15 Replies to “Aqua Dots Are From North America”

  1. Unfortunately, there is very little you can buy today that does not have at least some components made in China.
    Normally I would say that these problems are teething pains as an immature economy grows and expands and these problems would be corrected by market forces and/or government regulations.
    Normally…but really, who else will make these products for a similar price?
    What is a few children’s deaths anyways? They probably would have grown up to be criminals!

  2. Some of the CBC-sympathizers/left-leaners made the point that the CBC wasn’t just being the Canadian arm of the People’s Daily.
    Okay, fine, let’s assume your statement is true. Which is worse:
    1. A public broadcaster reporting and setting programming based on the ideological slant of the bosses.
    or
    2. A public broadcaster intentionally misleading the public with regards to negative news about a client, to which they are heavily indebted to.
    Yeah, the latter is even more corrupt than the former. I can watch Hockey Night in Canada on any channel — gut ’em and shut ’em.

  3. What else can you say? Proof of what everybody has known all along. The CBC is a communist propoganda outlet. Even covering up an attempt to undermine our children’s health, if not lives.

  4. Chima is quickly becoming an industrial chemical monopolist…it will soon be impossible to get certain manufacturing chemicals from any other source…this is a scary position in that China has none of the industrial standards or procust liability standards in place that the previous suppliers did…and we are seeing the results of buying “cheaper” from unregulated, unaccountable sources.

  5. WL Mac, the market is working the way it always does. China is becoming the industrial monopoly for -cheap-. If you want cheap, you go to China. It used to be Japan.
    Now, if you want -good-, you don’t go to China. The market for precision goods and high quality chemicals remains the same. The Chicoms are trying hard to catch up there too, but they are hampered by their own “close enough is good enough” commie mentality.
    Put another way, it is hard to get quality work out of slaves.

  6. What rubbish! Completly leave out the pertinent detail that only some of the toys are deadly, depending on which factory in China made them.
    And in case you didn’t know the difference between the “safe” and deadly toy is one carbon atom in the glue mixture. Instead of 1,5-pentanediol (OH-C-C-C-C-C-OH), they used 1,4-butanediol (OH-C-C-C-C-OH). I don’t know if it was deliberate substitution – presumably to save money – or a screw-up in manufacturing the chemical.
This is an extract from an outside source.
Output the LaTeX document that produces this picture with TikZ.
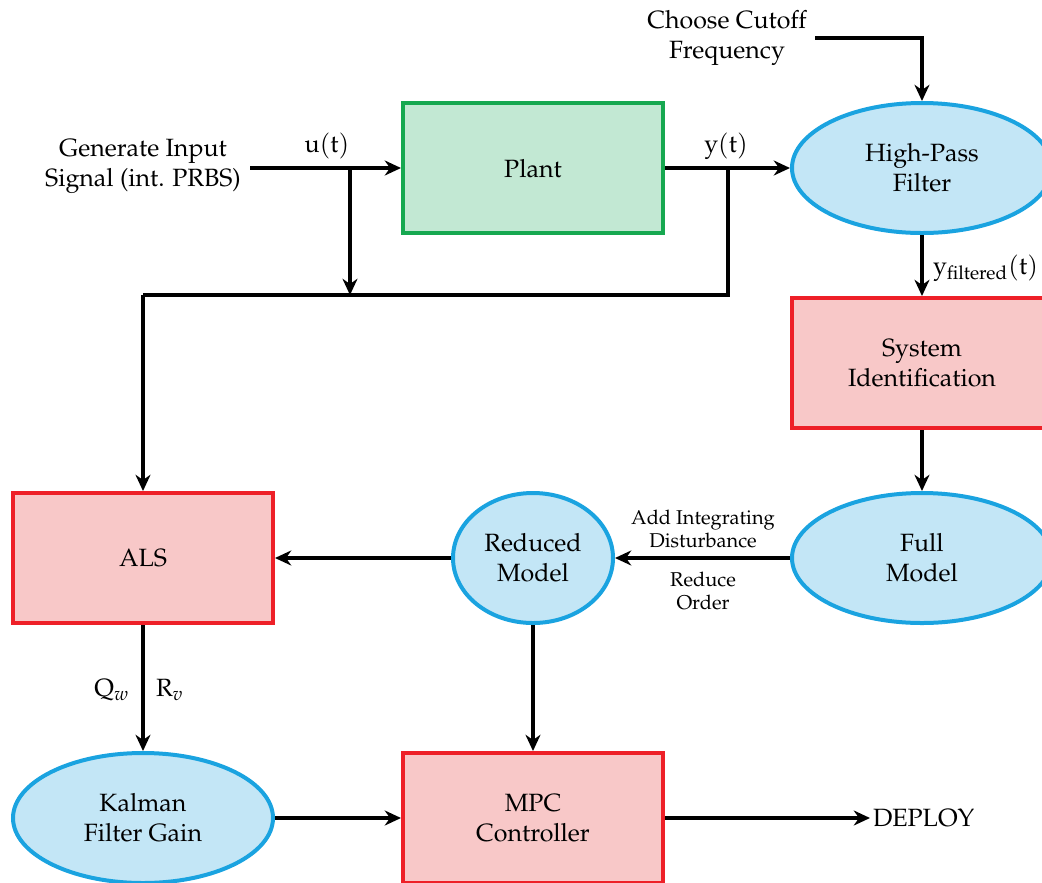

  7. CBC is obviously slanting their coverage of China due to their coverage of the Olympics. Someone over there needs to get a backbone and start delivering NEWS not opinion/incomplete information. At least the TorStar is self-supporting, although it sucks up profit from other divisions (but that is the boards perogative)
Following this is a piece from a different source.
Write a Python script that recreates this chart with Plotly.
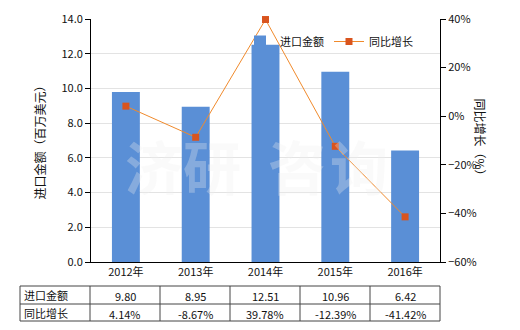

  8. At about 9.50 am on Sept.11 2007 CBC Sask played a poem written by a Gitmo detainee,I have never listened to or watched them since.Lane

  9. On Radio-Canada TV news, the CBC’s french “sister” (I’m in the Montreal region, I speak french) pretty much every time there is bad news about China, it is followed by some good news about China they dug from who knows where.
    And pretty much every time there is good news about the USA, they immediatly follow with bad news ( or more precisely , their own exagerations of a bad news )
    Their pro-China and anti-American agenda is so obvious.
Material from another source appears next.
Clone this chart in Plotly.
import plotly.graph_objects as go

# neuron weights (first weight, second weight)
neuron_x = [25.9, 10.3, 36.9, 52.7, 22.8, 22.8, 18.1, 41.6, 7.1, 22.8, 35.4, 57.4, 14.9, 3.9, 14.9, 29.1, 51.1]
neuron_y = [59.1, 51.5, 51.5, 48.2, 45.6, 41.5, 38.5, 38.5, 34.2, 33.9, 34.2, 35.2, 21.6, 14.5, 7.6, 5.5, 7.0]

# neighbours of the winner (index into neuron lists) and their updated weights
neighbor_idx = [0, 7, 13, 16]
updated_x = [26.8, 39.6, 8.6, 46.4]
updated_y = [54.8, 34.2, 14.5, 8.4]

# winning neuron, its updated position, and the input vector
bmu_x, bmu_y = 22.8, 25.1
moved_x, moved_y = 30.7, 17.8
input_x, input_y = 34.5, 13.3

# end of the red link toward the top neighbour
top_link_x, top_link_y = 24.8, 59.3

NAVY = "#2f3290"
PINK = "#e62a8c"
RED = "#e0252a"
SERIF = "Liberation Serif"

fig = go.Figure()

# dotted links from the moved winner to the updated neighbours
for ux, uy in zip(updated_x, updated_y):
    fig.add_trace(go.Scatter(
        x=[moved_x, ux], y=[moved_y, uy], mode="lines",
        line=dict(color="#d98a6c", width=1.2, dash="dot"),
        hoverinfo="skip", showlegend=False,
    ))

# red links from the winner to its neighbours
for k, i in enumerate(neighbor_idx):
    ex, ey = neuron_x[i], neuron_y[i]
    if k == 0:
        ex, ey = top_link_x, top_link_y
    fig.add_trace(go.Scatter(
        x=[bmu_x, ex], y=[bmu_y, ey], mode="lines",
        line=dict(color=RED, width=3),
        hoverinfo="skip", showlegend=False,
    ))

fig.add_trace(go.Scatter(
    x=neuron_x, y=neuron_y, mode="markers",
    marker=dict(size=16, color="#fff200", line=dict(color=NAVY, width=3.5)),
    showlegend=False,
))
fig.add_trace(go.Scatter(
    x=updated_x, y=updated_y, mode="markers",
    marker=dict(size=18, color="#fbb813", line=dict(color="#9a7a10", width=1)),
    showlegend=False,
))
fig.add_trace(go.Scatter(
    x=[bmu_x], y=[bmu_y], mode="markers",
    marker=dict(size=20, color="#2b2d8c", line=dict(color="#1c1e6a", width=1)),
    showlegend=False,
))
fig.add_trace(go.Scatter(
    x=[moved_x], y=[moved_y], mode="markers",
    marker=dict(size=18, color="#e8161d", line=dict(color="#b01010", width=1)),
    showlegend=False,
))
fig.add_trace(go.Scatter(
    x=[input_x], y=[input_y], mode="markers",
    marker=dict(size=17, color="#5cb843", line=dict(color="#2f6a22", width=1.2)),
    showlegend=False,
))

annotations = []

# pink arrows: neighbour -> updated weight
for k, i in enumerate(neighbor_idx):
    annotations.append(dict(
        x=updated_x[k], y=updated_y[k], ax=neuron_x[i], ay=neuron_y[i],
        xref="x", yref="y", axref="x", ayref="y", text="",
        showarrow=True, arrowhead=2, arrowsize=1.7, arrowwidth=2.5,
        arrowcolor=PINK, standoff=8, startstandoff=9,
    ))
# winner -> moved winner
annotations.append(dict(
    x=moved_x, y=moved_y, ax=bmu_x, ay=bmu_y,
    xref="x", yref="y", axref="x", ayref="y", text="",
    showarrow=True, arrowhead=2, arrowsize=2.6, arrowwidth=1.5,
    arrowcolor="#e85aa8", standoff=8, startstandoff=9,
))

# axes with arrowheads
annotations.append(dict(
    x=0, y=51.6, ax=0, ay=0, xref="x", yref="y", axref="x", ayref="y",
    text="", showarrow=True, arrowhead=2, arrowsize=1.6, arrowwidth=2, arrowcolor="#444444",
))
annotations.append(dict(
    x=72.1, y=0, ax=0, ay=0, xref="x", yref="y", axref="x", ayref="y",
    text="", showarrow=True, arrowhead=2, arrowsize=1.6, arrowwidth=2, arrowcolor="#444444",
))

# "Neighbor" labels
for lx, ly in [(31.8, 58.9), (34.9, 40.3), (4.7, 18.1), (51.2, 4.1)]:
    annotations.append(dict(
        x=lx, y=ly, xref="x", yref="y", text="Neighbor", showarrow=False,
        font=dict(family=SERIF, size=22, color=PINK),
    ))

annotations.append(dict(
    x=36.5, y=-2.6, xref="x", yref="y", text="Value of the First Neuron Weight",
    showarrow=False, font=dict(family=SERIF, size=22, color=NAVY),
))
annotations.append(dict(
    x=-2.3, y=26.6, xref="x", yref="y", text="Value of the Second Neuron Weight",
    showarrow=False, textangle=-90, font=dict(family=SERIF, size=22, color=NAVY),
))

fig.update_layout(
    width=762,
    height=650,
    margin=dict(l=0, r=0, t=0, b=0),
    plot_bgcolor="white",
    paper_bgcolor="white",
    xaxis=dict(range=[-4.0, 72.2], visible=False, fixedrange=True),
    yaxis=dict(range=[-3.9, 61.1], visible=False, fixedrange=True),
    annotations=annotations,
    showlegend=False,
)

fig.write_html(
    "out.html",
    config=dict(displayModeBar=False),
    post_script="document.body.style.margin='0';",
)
  10. You know, its funny how the MSM around here and the CBC particularly never mention the slave labor and the parting-out of political prisoners for organ transplants that we are dead sure goes on in China. They just want to talk about the Olympics, and how well their economy is doing.
    The private media companies have an excuse, they have to make money and the Olympics sells. But the CBC is a state owned black hole for money, they’ve never turned a profit and don’t care if they ever do.
    What’s their excuse? Hmmn?

  11. I guess I just don’t understand why our national broadcaster feels it has to compete with commercial networks and bid for the rights to the Olympics. For that matter, why they have the hockey broadcast franchise also escapes me. Or why they make sitcoms. That aren’t funny. It’s not 1965, and there are more than four channels on the air, and the CBC is trying to be a cable specialty channel and a major network and a news network and God knows what else all at once – all on our dime. It’s 2007, the world has changed – or at least the media landscape has – and there’s no reason to waste public money this way.
    It’s as if the Heritage ministry published books and magazines and newspapers that were supposed to compete with the private sector in Canada AND the U.S., and Canada Post tried to be an internet service provider, and Industry Canada made its own line of computers, software and operating systems. Our government has never been able to recognize the border between the public and private sector, and this mistake is compounding itself at great cost to us.